Even before Gawker broke the crack story in May of last year, Doolittle had already detailed Ford’s struggles with substance abuse in a story that revealed he had been asked to leave a military ball because he appeared intoxicated. It was that article that inadvertently led to the drug scandal by prompting a group of men to try to sell the footage of the mayor smoking crack to several news outlets.

In the past, Doolittle has heaped praise on the Star for supporting her and dedicating resources to the Ford investigation at a time when many newspapers are abandoning investigative work. She declined to comment on Wednesday about why she decided to leave the paper but said on Twitter she was glad to have worked at the Star.

“I started at the Toronto Star back in 2005 as a radio room reporter. I am so profoundly grateful and proud to have worked there,” she wrote. “Now I’m off to the Globe and Mail to join their investigative team. I’m so excited for the new challenges coming my way.”

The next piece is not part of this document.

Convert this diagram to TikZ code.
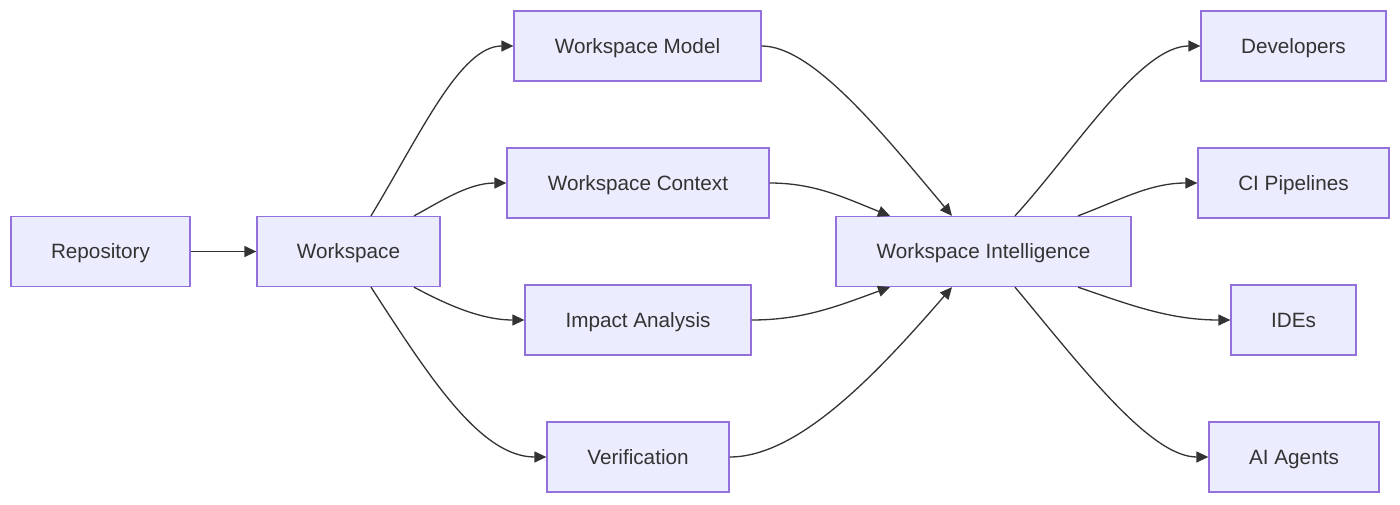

Walmsley, who himself was only hired by the Globe last month, had his own thoughts on why Doolittle came aboard. “I think one of the things that attracted her was the opportunity to play on a bigger stage and to be given the bench strength of support that is essential when working on investigations,” he told NOW in an email. “There is rarely a more lonely perch than when breaking news and the team at The Globe will have her back.”

This is the second time in a week that the Globe has lured a well-known reporter away from the Star. Last week sports columnist Cathal Kelly also made the switch.

Walmsley denied that the Globe is deliberately trying to poach talent from the Toronto paper. “It is a deliberate strategy to get the best people in the business but the strategy is less a targeted Star strategy and more a strategy simply focused on best talent,” he wrote. “Cathal and Robyn fit the best traditions and future ambitions of our newsroom.”